Lane: Class-wide allegations of overtime pay and meal and rest break violations frequently arise from improper rounding practices for non-exempt employees (e.g. employers round employees’ time punches in a way that always results in employees losing money for time worked.) Many class actions also result from misclassification of non-exempt employees as exempt. These employees most frequently allege they did not spend more than 50% of their time performing exempt duties, as required, and/or they failed to receive the minimum exempt annual salary. Giving an employee the title of “manager” and/or paying them on a salary basis is not, by itself, sufficient to make an employee exempt. Employers may also be liable for ignoring the changing minimum salary threshold, which is at least two times the state minimum wage for full-time employment. Because the California minimum wage has recently increased annually, the minimum salary for exempt employees has also necessary increased each year. There is also risk for employers who are unaware that, except in limited instances, employers may not reduce exempt employees’ pay for partial hours worked.

Can an employer legally impose a rule barring the employment of job applicants with criminal records?

Reed Smith Team: Such a rule would run contrary to California law. California law requires employers with five or more employees to comply with numerous procedures regarding the use of the criminal history information of applicants. Under California’s Ban the Box law, employers are, in most circumstances, prohibited from making an inquiry or seeking a background check until after a conditional offer of employment has been made. Employers also cannot consider certain offenses even after a conditional offer of employment is made, including a non-outstanding arrests not followed by a conviction and convictions that have been sealed or expunged. Even if a conviction history is found, employers must make an individualized assessment and consider certain factors to determine if the criminal history “has a direct and adverse relationship with the specific duties of the job that justify denying the applicant the position.” Before an offer is revoked, the employer must provide written notice to the applicant of the conviction history and allow the applicant five business days to respond.

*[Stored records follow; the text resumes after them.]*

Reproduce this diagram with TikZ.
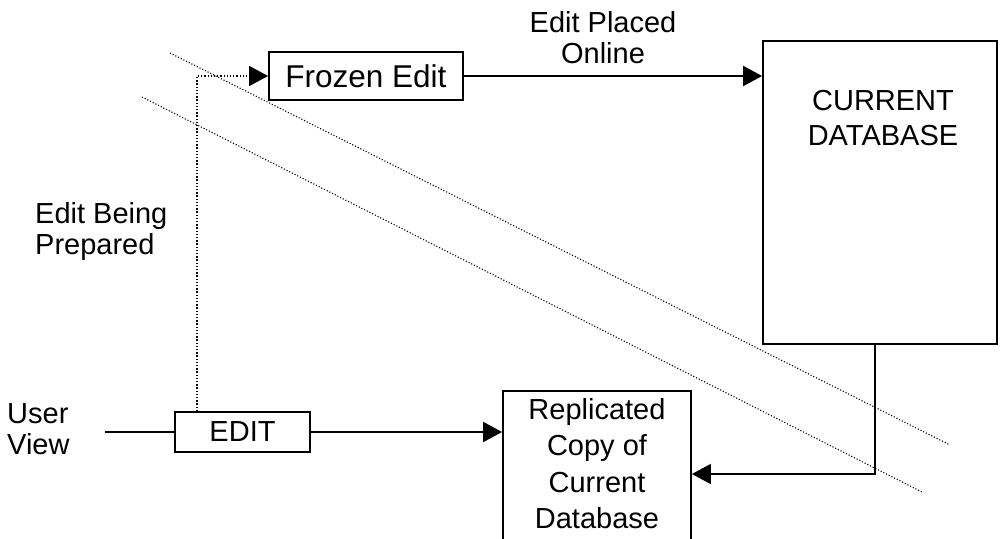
\documentclass[tikz,border=0pt]{standalone}
\usepackage{fontspec}
\setmainfont{Liberation Sans}
\usetikzlibrary{arrows.meta}
\begin{document}
\begin{tikzpicture}[x=1pt,y=-1pt,
  box/.style={draw,line width=1.8pt,inner sep=0pt,font=\fontsize{29}{36}\selectfont},
  lbl/.style={inner sep=0pt,font=\fontsize{29}{31}\selectfont},
  flow/.style={line width=1.8pt,-{Triangle[length=19pt,width=20pt]}},
  plain/.style={line width=1.8pt},
  guide/.style={line width=1.1pt,dash pattern=on 1.1pt off 1.9pt},
  dots/.style={line width=1.3pt,dash pattern=on 1.3pt off 1.9pt}]
\useasboundingbox (0,0) rectangle (1000,538);
\clip (0,0) rectangle (1000,538);

% two dotted guide lines crossing the page
\coordinate (g1a) at (170,53);
\coordinate (g1b) at (950,445);
\coordinate (g2a) at (142,97);
\coordinate (g2b) at (922,492);
\draw[guide] (g1a) -- (g1b);
\draw[guide] (g2a) -- (g2b);

% boxes
\node[box,minimum width=194pt,minimum height=48pt,font=\fontsize{31.5}{36}\selectfont] (froz) at (366,76) {Frozen Edit};
\node[box,minimum width=234pt,minimum height=303pt] (db) at (880,192.5) {};
\node[font=\fontsize{29}{35}\selectfont,align=center,inner sep=0pt] (dbtext) at (883,118) {CURRENT\\DATABASE};
\node[box,minimum width=188pt,minimum height=160pt] (rep) at (597,471) {};
\node[font=\fontsize{29}{36.5}\selectfont,align=center,inner sep=0pt,anchor=north] (reptext) at (597,398) {Replicated\\Copy of\\Current\\Database};
\node[box,minimum width=135pt,minimum height=40pt] (edit) at (242.5,432) {EDIT};

% labels
\node[lbl,align=center] (placed) at (603,38) {Edit Placed\\Online};
\node[lbl,align=left,anchor=west] (prep) at (35,231) {Edit Being\\Prepared};
\node[lbl,align=left,anchor=west] (user) at (7,429) {User\\View};

% connectors
\coordinate (uin) at (105,432);
\draw[plain] (uin) -- (edit.west);
\draw[flow] (edit.east) -- (edit.east -| rep.west);
\draw[flow] (froz.east) -- (froz.east -| db.west);
\coordinate (bend) at (197,76);
\draw[dots,-{Triangle[length=19pt,width=20pt]}] (edit.north -| bend) -- (bend) -- (froz.west);
\coordinate (turn) at (875,474);
\draw[flow] (db.south -| turn) -- (turn) -- (turn -| rep.east);
\end{tikzpicture}
\end{document}
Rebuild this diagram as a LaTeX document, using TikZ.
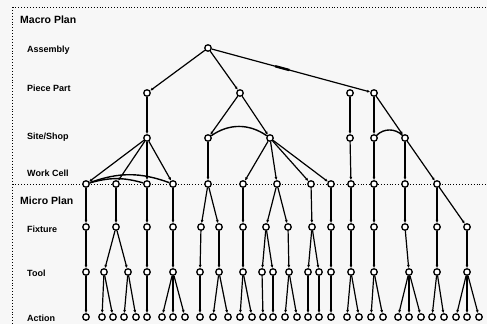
\documentclass[tikz,border=0pt]{standalone}
\usepackage{fontspec}
\setmainfont{Liberation Sans}
\usetikzlibrary{arrows.meta}
\definecolor{bg}{HTML}{F7F7F7}
\begin{document}
\begin{tikzpicture}[x=1pt,y=-1pt,
  nd/.style={circle,draw,line width=1.3pt,fill=white,inner sep=0pt,minimum size=6.5pt},
  ed/.style={line width=1.2pt,-{Latex[length=3.2pt,width=3pt]}},
  arc/.style={line width=1.4pt},
  lvl/.style={anchor=west,font=\bfseries\fontsize{9}{10}\selectfont,inner sep=0pt},
  ttl/.style={anchor=west,font=\bfseries\fontsize{10.5}{12}\selectfont,inner sep=0pt},
  frm/.style={dotted,line width=0.9pt}]
\fill[bg] (0,0) rectangle (487,324);
\useasboundingbox (0,0) rectangle (487,324);
% frame and divider
\draw[frm] (12.5,7) -- (487,7);
\draw[frm] (12.5,7) -- (12.5,324);
\draw[frm] (12.5,184) -- (487,184);
% labels
\node[ttl] (lmacro) at (20,20) {Macro Plan};
\node[lvl] (lasm) at (27,50) {Assembly};
\node[lvl] (lpp) at (27,88) {Piece Part};
\node[lvl] (lss) at (27,137) {Site/Shop};
\node[lvl] (lwc) at (27,173) {Work Cell};
\node[ttl] (lmicro) at (20,201) {Micro Plan};
\node[lvl] (lfix) at (27,229) {Fixture};
\node[lvl] (ltool) at (27,273) {Tool};
\node[lvl] (lact) at (27,318) {Action};
% nodes
\node[nd] (a208) at (208,48) {};
\foreach \x in {147,240,350,374} \node[nd] (p\x) at (\x,93) {};
\foreach \x in {147,208,270,350,374,405} \node[nd] (s\x) at (\x,138) {};
\foreach \x in {86,116,147,173,208,243,277,311,331,351,374,405,437} \node[nd] (w\x) at (\x,184) {};
\foreach \x in {86,116,147,173,201,219,243,266,288,312,331,351,374,405,437,467} \node[nd] (f\x) at (\x,227) {};
\foreach \x in {86,104,128,147,173,200,219,243,262,273,289,308,319,331,351,374,409,437,467} \node[nd] (t\x) at (\x,272) {};
\foreach \x in {86,102,113,124,136,147,162,173,185,200,213,228,240,252,263,273,285,297,308,319,331,347,359,371,383,398,409,421,432,444,456,467,479} \node[nd] (c\x) at (\x,317) {};
% edges
\foreach \a/\b in {a208/p147,a208/p240,a208/p374,
  p147/s147,p240/s208,p240/s270,p350/s350,p374/s374,p374/s405,
  s147/w86,s147/w116,s147/w147,s147/w173,s208/w208,
  s270/w243,s270/w277,s270/w311,s270/w331,s350/w351,s374/w374,s405/w405,s405/w437,
  w86/f86,w116/f116,w147/f147,w173/f173,w208/f201,w208/f219,w243/f243,
  w277/f266,w277/f288,w311/f312,w331/f331,w351/f351,w374/f374,w405/f405,w437/f437,w437/f467,
  f86/t86,f116/t104,f116/t128,f147/t147,f173/t173,f201/t200,f219/t219,f243/t243,
  f266/t262,f266/t273,f288/t289,f312/t308,f312/t319,f331/t331,f351/t351,f374/t374,
  f405/t409,f437/t437,f467/t467,
  t86/c86,t104/c102,t104/c113,t128/c124,t128/c136,t147/c147,t173/c162,t173/c173,t173/c185,
  t200/c200,t219/c213,t219/c228,t243/c240,t243/c252,t262/c263,t273/c273,t289/c285,t289/c297,
  t308/c308,t319/c319,t331/c331,t351/c347,t351/c359,t374/c371,t374/c383,
  t409/c398,t409/c409,t409/c421,t437/c432,t437/c444,t467/c456,t467/c467,t467/c479}
  \draw[ed] (\a) -- (\b);
% mark on long edge
\path (a208) -- (p374) coordinate[pos=0.40] (m1) coordinate[pos=0.49] (m2);
\draw[line width=2.4pt] (m1) -- (m2);
% arcs
\draw[arc] (s208) to[bend left=35] (s270);
\draw[arc] (s374) to[bend left=45] (s405);
\draw[arc] (w86) to[bend left=20] (w173);
\draw[arc] (w86) to[bend left=16] (w147);
\end{tikzpicture}
\end{document}
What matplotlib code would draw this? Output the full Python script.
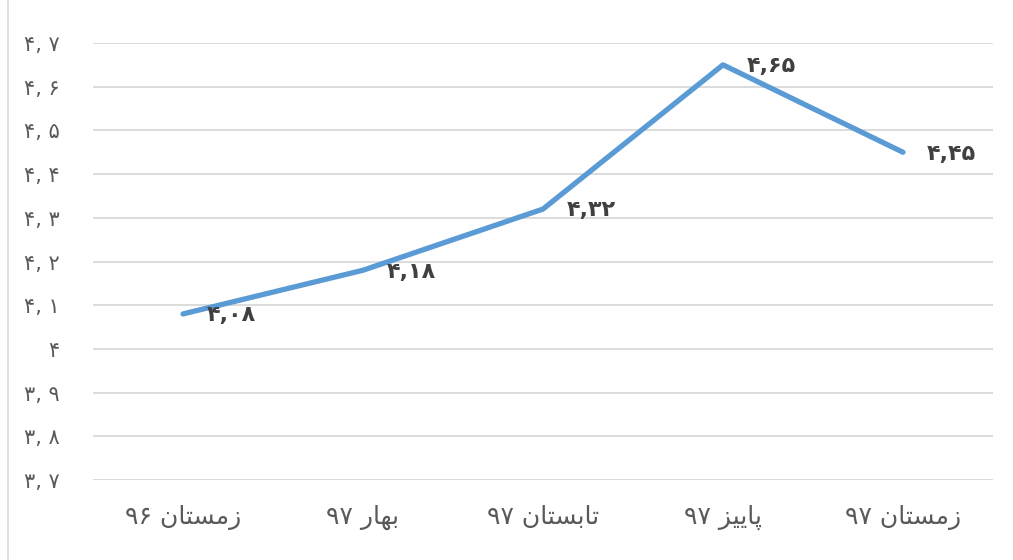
import matplotlib
matplotlib.use("Agg")
import matplotlib.pyplot as plt
from matplotlib.lines import Line2D

plt.rcParams['font.family'] = ['DejaVu Sans']

# ---- data ----
categories = ["زمستان ۹۶", "بهار ۹۷", "تابستان ۹۷", "پاییز ۹۷", "زمستان ۹۷"]
values = [4.08, 4.18, 4.32, 4.65, 4.45]
y_ticks = [3.7, 3.8, 3.9, 4.0, 4.1, 4.2, 4.3, 4.4, 4.5, 4.6, 4.7]

# ---- minimal Persian shaping (matplotlib has no Arabic shaping/bidi) ----
FORMS = {  # isolated, final, initial, medial
    'ا': ('\uFE8D', '\uFE8E', None, None),
    'ب': ('\uFE8F', '\uFE90', '\uFE91', '\uFE92'),
    'پ': ('\uFB56', '\uFB57', '\uFB58', '\uFB59'),
    'ت': ('\uFE95', '\uFE96', '\uFE97', '\uFE98'),
    'ر': ('\uFEAD', '\uFEAE', None, None),
    'ز': ('\uFEAF', '\uFEB0', None, None),
    'س': ('\uFEB1', '\uFEB2', '\uFEB3', '\uFEB4'),
    'م': ('\uFEE1', '\uFEE2', '\uFEE3', '\uFEE4'),
    'ن': ('\uFEE5', '\uFEE6', '\uFEE7', '\uFEE8'),
    'ه': ('\uFEE9', '\uFEEA', '\uFEEB', '\uFEEC'),
    'ی': ('\uFBFC', '\uFBFD', '\uFBFE', '\uFBFF'),
}


def shape_word(w):
    out = []
    n = len(w)
    for i, ch in enumerate(w):
        f = FORMS.get(ch)
        if f is None:
            out.append(ch)
            continue
        prev_c = i > 0 and w[i - 1] in FORMS and FORMS[w[i - 1]][2] is not None
        next_c = f[2] is not None and i < n - 1 and w[i + 1] in FORMS
        if prev_c and next_c:
            out.append(f[3])
        elif prev_c:
            out.append(f[1])
        elif next_c:
            out.append(f[2])
        else:
            out.append(f[0])
    return ''.join(reversed(out))


def visual(label):
    word, num = label.split(' ')
    return num + ' ' + shape_word(word)


FA_DIGITS = str.maketrans('0123456789', '۰۱۲۳۴۵۶۷۸۹')


def fa_num(v, fmt, sep=','):
    s = fmt % v
    if s.endswith('.0'):
        s = s[:-2]
    return s.replace('.', sep).translate(FA_DIGITS)


# ---- figure ----
fig = plt.figure(figsize=(10.13, 5.6), dpi=100)
ax = fig.add_axes([93 / 1013, 1 - 480 / 560, 900 / 1013, 437 / 560])

x = list(range(len(categories)))
ax.plot(x, values, color='#5B9BD5', lw=3.8, solid_capstyle='round', zorder=3)

for xi, v in zip(x, values):
    ax.annotate(fa_num(v, '%.2f'), (xi, v), xytext=(17, -1), textcoords='offset points',
                ha='left', va='center', fontsize=16, fontweight='bold', color='#404040',
                zorder=4)

ax.set_xlim(-0.5, len(categories) - 0.5)
ax.set_ylim(3.7, 4.7)
ax.set_yticks(y_ticks)
ax.set_yticklabels([fa_num(t, '%.1f', ', ') for t in y_ticks])
ax.set_xticks(x)
ax.set_xticklabels([visual(c) for c in categories])

ax.tick_params(axis='y', length=0, pad=24, labelsize=15, labelcolor='#595959')
ax.tick_params(axis='x', length=0, pad=18, labelsize=18, labelcolor='#595959')

ax.grid(axis='y', color='#D9D9D9', lw=1.3)
ax.set_axisbelow(True)
for s in ax.spines.values():
    s.set_visible(False)

fig.add_artist(Line2D([8 / 1013, 8 / 1013], [0, 1], transform=fig.transFigure,
                      color='#D9D9D9', lw=1.2))

fig.savefig('out.png', dpi=100)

After considering any response, the employer must then send a separate written notice to the applicant if it would like to revoke the offer. Some localities, including Los Angeles and San Francisco, have additional requirements.

What can employers do to remain current on the ever-evolving business and employment law trends?

Cole: Employers should invest resources to hire experienced, competent human resources professionals for their organization and retain experienced employment law counsel to work with their HR teams. It is important that counsel and HR are well versed and familiar with the nuances of California employment law, as opposed to simply a knowledge of general or federal employment regulations. California employment law differs greatly from the employment laws of other jurisdictions, so a specific awareness of the ways in which California law is different is critical. Employers should also take advantage of the educational resources offered by California employment counsel, such as onsite trainings on wage and hour and leave law compliance and annual updates on the changes in California employment law.